Chimpanzees, our closest living relatives

Chimpanzees are called our closest living relative because we share all but 1.4% of our DNA.
The chimpanzees' closest relation is us; not gorillas or orangutans.

Chimpanzees used to live throughout tropical Africa included 25 countries. Today, they are extinct in four of those countries and extinction can be expected soon in another five countries.

Number one threat is the bushmeat trade in which 6,000 chimpanzees per year are killed and eaten by humans. Also threatened to extinction by habitat destruction (logging and mining) and poaching for pet trade. When poached, mothers are killed and if baby survives fall of mother from tree, the baby is taken by poachers.

Their behavior and social structure, emotions, and intellectual abilities are also much like that of humans.

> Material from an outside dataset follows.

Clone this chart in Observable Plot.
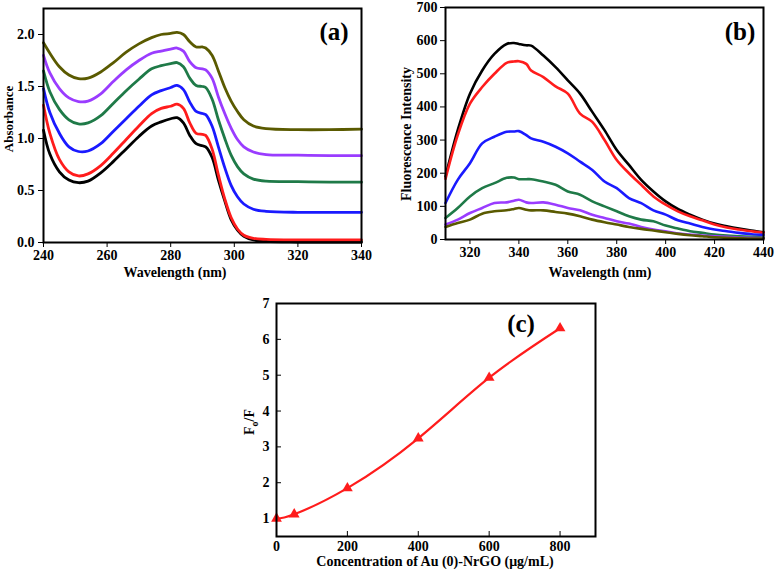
<!DOCTYPE html>
<html>
<head>
<meta charset="utf-8">
<script src="https://cdn.jsdelivr.net/npm/d3@7"></script>
<script src="https://cdn.jsdelivr.net/npm/@observablehq/plot@0.6"></script>
<style>
  html, body { margin: 0; padding: 0; background: white; }
  #wrap { position: relative; width: 776px; height: 576px; background: white; overflow: hidden;
          font-family: "Liberation Serif", "DejaVu Serif", serif; font-weight: bold; color: black; }
  .panel { position: absolute; }
  .lbl { position: absolute; white-space: nowrap; font-size: 14px; font-weight: bold; }
  .rot { transform: translate(-50%, -50%) rotate(-90deg); }
  .hcen { transform: translate(-50%, -50%); }
  .tag { position: absolute; font-size: 25px; font-weight: bold; transform: translate(-50%, -50%); }
</style>
</head>
<body>
<div id="wrap"></div>
<script>
// ---------- Panel (a): UV-Vis absorbance ----------
const seriesNames = ["s1", "s2", "s3", "s4", "s5", "s6"];
const seriesColors = ["#000000", "#ff1c1c", "#1a1aff", "#1f7a48", "#9a3cff", "#5a5a00"];

const absWavelength = [240, 242, 245, 248, 251, 254, 258, 262, 266, 270, 274, 277, 280, 282, 284, 286, 288, 290, 291, 293, 295, 297, 299, 301, 303, 306, 310, 320, 330, 340];
const absBlack  = [1.08, 0.85, 0.68, 0.60, 0.575, 0.59, 0.67, 0.78, 0.90, 1.02, 1.12, 1.16, 1.19, 1.20, 1.15, 1.03, 0.95, 0.93, 0.92, 0.82, 0.60, 0.40, 0.22, 0.12, 0.06, 0.025, 0.01, 0.005, 0.005, 0.005];
const absRed    = [1.32, 1.05, 0.80, 0.68, 0.64, 0.66, 0.74, 0.86, 0.99, 1.12, 1.24, 1.29, 1.31, 1.33, 1.29, 1.15, 1.05, 1.04, 1.03, 0.90, 0.65, 0.42, 0.24, 0.13, 0.07, 0.04, 0.03, 0.025, 0.025, 0.025];
const absBlue   = [1.48, 1.25, 1.05, 0.92, 0.875, 0.88, 0.95, 1.07, 1.19, 1.31, 1.42, 1.46, 1.49, 1.51, 1.47, 1.35, 1.26, 1.24, 1.23, 1.12, 0.92, 0.72, 0.55, 0.44, 0.37, 0.32, 0.30, 0.29, 0.29, 0.29];
const absGreen  = [1.65, 1.45, 1.28, 1.18, 1.14, 1.15, 1.22, 1.34, 1.46, 1.57, 1.67, 1.70, 1.72, 1.73, 1.69, 1.58, 1.51, 1.50, 1.49, 1.38, 1.18, 1.00, 0.84, 0.73, 0.66, 0.61, 0.59, 0.585, 0.58, 0.58];
const absPurple = [1.80, 1.63, 1.48, 1.39, 1.355, 1.36, 1.43, 1.55, 1.66, 1.75, 1.82, 1.84, 1.86, 1.87, 1.84, 1.74, 1.68, 1.67, 1.66, 1.58, 1.40, 1.24, 1.10, 0.99, 0.92, 0.87, 0.845, 0.84, 0.835, 0.835];
const absOlive  = [1.92, 1.82, 1.69, 1.61, 1.575, 1.58, 1.64, 1.73, 1.83, 1.91, 1.97, 2.00, 2.01, 2.02, 2.00, 1.93, 1.88, 1.88, 1.87, 1.80, 1.65, 1.49, 1.36, 1.26, 1.18, 1.12, 1.095, 1.085, 1.085, 1.09];
const absTicksX = [240, 260, 280, 300, 320, 340];
const absTicksY = [0, 0.5, 1.0, 1.5, 2.0];

// ---------- Panel (b): fluorescence ----------
const flWavelength = [310, 315, 320, 325, 330, 335, 338, 340, 343, 345, 350, 355, 360, 365, 370, 375, 380, 385, 390, 395, 400, 405, 410, 415, 420, 425, 430, 435, 440];
const flBlack  = [190, 330, 440, 510, 560, 590, 593, 590, 586, 585, 555, 520, 480, 440, 385, 330, 270, 225, 180, 145, 115, 92, 75, 60, 48, 40, 33, 27, 22];
const flRed    = [183, 315, 410, 460, 500, 533, 537, 538, 530, 510, 490, 462, 440, 380, 355, 300, 240, 200, 165, 130, 105, 85, 70, 58, 45, 36, 30, 25, 20];
const flBlue   = [110, 180, 230, 290, 310, 325, 326, 327, 315, 305, 295, 280, 260, 235, 210, 175, 155, 125, 110, 88, 75, 58, 48, 38, 30, 25, 20, 16, 14];
const flGreen  = [65, 95, 130, 155, 170, 186, 187, 182, 182, 182, 175, 165, 145, 135, 115, 100, 85, 70, 60, 55, 42, 33, 25, 20, 15, 12, 10, 8, 6];
const flPurple = [45, 60, 80, 95, 110, 112, 117, 120, 112, 110, 112, 105, 95, 88, 75, 65, 55, 48, 38, 30, 25, 18, 15, 12, 10, 8, 6, 5, 4];
const flOlive  = [38, 50, 60, 78, 85, 88, 92, 95, 90, 88, 88, 83, 78, 70, 60, 52, 45, 38, 32, 27, 22, 17, 13, 10, 7, 5, 4, 3, 3];
const flTicksX = [320, 340, 360, 380, 400, 420, 440];
const flTicksY = [0, 100, 200, 300, 400, 500, 600, 700];

// ---------- Panel (c): Stern-Volmer ----------
const concX = [0, 50, 200, 400, 600, 800];
const ratioY = [1.0, 1.12, 1.85, 3.24, 4.93, 6.31];
const concTicksX = [0, 200, 400, 600, 800];
const concTicksY = [1, 2, 3, 4, 5, 6, 7];

function rows(xs, list) {
  const out = [];
  list.forEach((vals, i) => vals.forEach((v, j) => out.push({x: xs[j], y: v, s: seriesNames[i]})));
  return out;
}

const baseStyle = {fontFamily: "Liberation Serif, DejaVu Serif, serif", fontWeight: "bold", fontSize: "14px", color: "black", background: "white", overflow: "visible"};

const absRows = rows(absWavelength, [absBlack, absRed, absBlue, absGreen, absPurple, absOlive]);
const plotA = Plot.plot({
  width: 385, height: 270,
  marginLeft: 43, marginRight: 24, marginTop: 8, marginBottom: 28,
  style: baseStyle,
  x: {domain: [240, 340], ticks: absTicksX, tickFormat: d3.format("d"), label: null, tickSize: 5, tickPadding: 3},
  y: {domain: [0, 2.25], ticks: absTicksY, tickFormat: d3.format(".1f"), label: null, tickSize: 5, tickPadding: 4},
  color: {domain: seriesNames, range: seriesColors},
  marks: [
    Plot.line(absRows, {x: "x", y: "y", z: "s", stroke: "s", strokeWidth: 2.8, curve: "catmull-rom"}),
    Plot.frame({stroke: "black", strokeWidth: 2})
  ]
});

const flRows = rows(flWavelength, [flBlack, flRed, flBlue, flGreen, flPurple, flOlive]);
const plotB = Plot.plot({
  width: 391, height: 270,
  marginLeft: 60, marginRight: 13, marginTop: 7, marginBottom: 31,
  style: baseStyle,
  x: {domain: [310, 440], ticks: flTicksX, tickFormat: d3.format("d"), label: null, tickSize: 5, tickPadding: 3},
  y: {domain: [0, 700], ticks: flTicksY, tickFormat: d3.format("d"), label: null, tickSize: 5, tickPadding: 3},
  color: {domain: seriesNames, range: seriesColors},
  marks: [
    Plot.line(flRows, {x: "x", y: "y", z: "s", stroke: "s", strokeWidth: 2.6, curve: "catmull-rom"}),
    Plot.frame({stroke: "black", strokeWidth: 2})
  ]
});

const cRows = concX.map((x, i) => ({x, y: ratioY[i]}));
const plotC = Plot.plot({
  width: 390, height: 296,
  marginLeft: 46, marginRight: 25, marginTop: 23, marginBottom: 40,
  style: baseStyle,
  x: {domain: [0, 900], ticks: concTicksX, tickFormat: d3.format("d"), label: null, tickSize: -5, tickPadding: 10},
  y: {domain: [0.5, 7], ticks: concTicksY, tickFormat: d3.format("d"), label: null, tickSize: -5, tickPadding: 12},
  marks: [
    Plot.line(cRows, {x: "x", y: "y", stroke: "#ff1c1c", strokeWidth: 2.2, curve: "natural"}),
    Plot.dot(cRows, {x: "x", y: "y", symbol: "triangle", r: 4, fill: "#ff1c1c", stroke: "none"}),
    Plot.frame({stroke: "black", strokeWidth: 2})
  ]
});

const wrap = document.getElementById("wrap");
function place(el, left, top) {
  el.classList.add("panel");
  el.style.left = left + "px";
  el.style.top = top + "px";
  wrap.appendChild(el);
}
place(plotA, 0, 0);
place(plotB, 385, 0);
place(plotC, 230, 280);

function label(text, x, y, cls, html, size) {
  const d = document.createElement("div");
  d.className = cls;
  if (html) d.innerHTML = text; else d.textContent = text;
  d.style.left = x + "px";
  d.style.top = y + "px";
  if (size) d.style.fontSize = size + "px";
  wrap.appendChild(d);
}
label("Wavelength (nm)", 175, 273, "lbl hcen");
label("Absorbance", 9, 119, "lbl rot", false, 13);
label("Wavelength (nm)", 600, 273, "lbl hcen");
label("Fluorescence Intensity", 407, 134, "lbl rot");
label("Concentration of Au (0)-NrGO (μg/mL)", 435, 562, "lbl hcen");
label("F<sub style='font-size:10px'>o</sub>/F", 251, 422, "lbl rot", true);
label("(a)", 334, 32, "tag");
label("(b)", 740, 32, "tag");
label("(c)", 521, 324, "tag");
</script>
</body>
</html>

Wild chimpanzees live in large communities of 15 to 120 individuals and communicate with one another through a complex and subtle system of vocalizations, facial expressions, body postures and gestures.

The infant chimpanzee and the human child love to play for hours, learn by observation and imitation and show considerable curiosity.

Like human children, chimpanzees require support and affectionate contact in order to mature and integrate into their society.

Newborn chimpanzees are entirely dependent on their mothers for warmth, protection, transportation and nourishment. Chimpanzees in the wild nurse for 5 years and enter adulthood at about 13 years of age.

Chimpanzees can live for more than 50 years.

Chimpanzees make and use tools, such as cracking of nuts with sticks and stones, probing for honey and insects with twigs, and using wads of crumbled leaves to sponge drinking water from hard to reach places.

Like humans, chimpanzees have emotions similar to those we call joy, anger, grief, sorrow, pleasure, boredom, and depression. They also comfort and reassure one another by kissing and embracing.